Buffalo, New York. 2004
For my last post before I begin my second annual Top Ten countdown, it seems extremely apt to show a selection of pictures by Alec Soth that are currently on exhibition at Haunch of Venison gallery in Zurich. (Thank you Maegan for uncovering these.) Soth has become the photographer who I think most has his finger on the pulse of our times both in terms of his aesthetic and his content so it is not surprising that the show is titled "The Last Days of W."
I had wanted to include Soth in my current "Sander's Children" show, but there wasn't an image available for loan that I felt was one of his best or was appropriate to the scale of the show (most of Soth's prints are very large and I felt would have overwhelmed the installation). However, if I had seen the photograph "Kayla, Martinsville, Virginia" pictured below, I would have tried very hard to get a print for the show. As there is now quite a bit of interest in my doing a book based on the show, however, there should be plenty of opportunity to include many images I was not able to include.
Soth's Zurich show is titled "The Last Days of W." and here is what the press release has to say:
Acclaimed American photographer Alec Soth (b. 1969, Minneapolis) presents an incisive pictorial statement about the final days of President George Bush's administration for his first exhibition with Haunch of Venison Zürich. Entitled 'The Last Days of W.', the exhibition features photographs that have been taken in North America over the last decade and which, in the artist's words, represent 'a panoramic look at a country exhausted by its catastrophic leadership.'
Opening shortly after the much-anticipated US election, 'The Last Days of W.' critiques the devastating impact of George Bush's presidency on the American people. While it includes some portraits, the exhibition will focus predominantly on landscapes, taking a broader look at the social crisis and urban decay that has been Bush's legacy. All the images have been made during Soth's extensive travels around the United States, and picture many different milieus: West Point, Texas, Detroit, California, Alaska, West Virginia and the artist's home in Minnesota.
Of the twenty odd photographs, a number are entirely new, some have been taken from past series such as 'Sleeping by the Mississippi' or NIAGARA, and others derive from assignments that Soth has undertaken for various print media. The selection will reflect the scope of the stories that have captured Soth's imagination during President Bush's two terms in office: stories about mothers of Marines serving in Iraq, religion in the American workplace, the biggest landfill in America and the mortgage crisis in Stockton, California. Brought together for the first time, they constitute a 'celebration/requiem for the Bush era'. Rather than the myth of the American Dream, these images evoke the decline of the American Empire.
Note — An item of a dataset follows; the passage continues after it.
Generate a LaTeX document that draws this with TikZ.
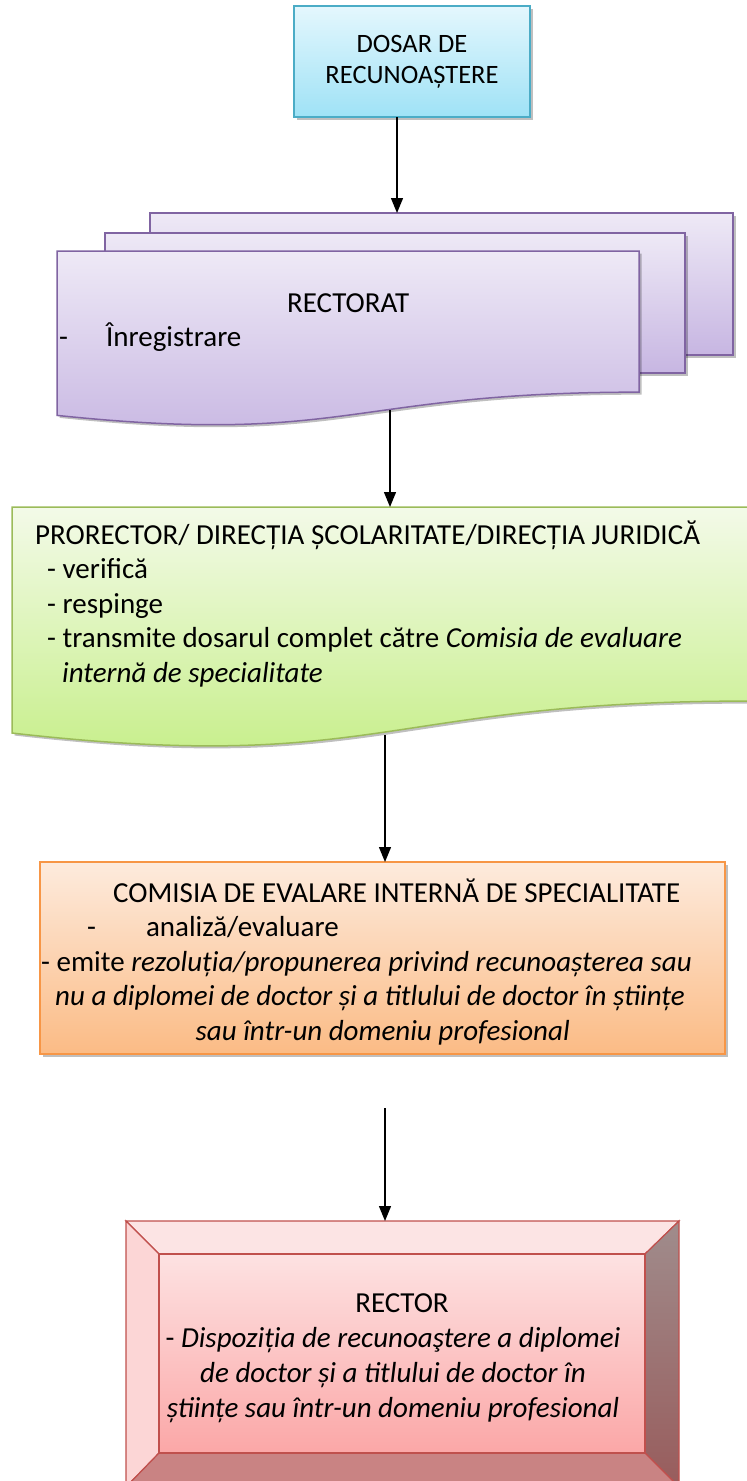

A newspaper, conceived and published by Soth, accompanies the photographs in the show and complements their socio-political commentary. Within the critique, however, a certain weariness persists, with the artist acknowledging the ultimate futility of resistance in the face of gross injustices and abuses of power. Soth concludes: 'In assembling this collection of pictures I've made over the last eight years, I guess I'm not really trying to accomplish much at all. But as President Bush once said, "One of the great things about books is, sometimes there are some fantastic pictures."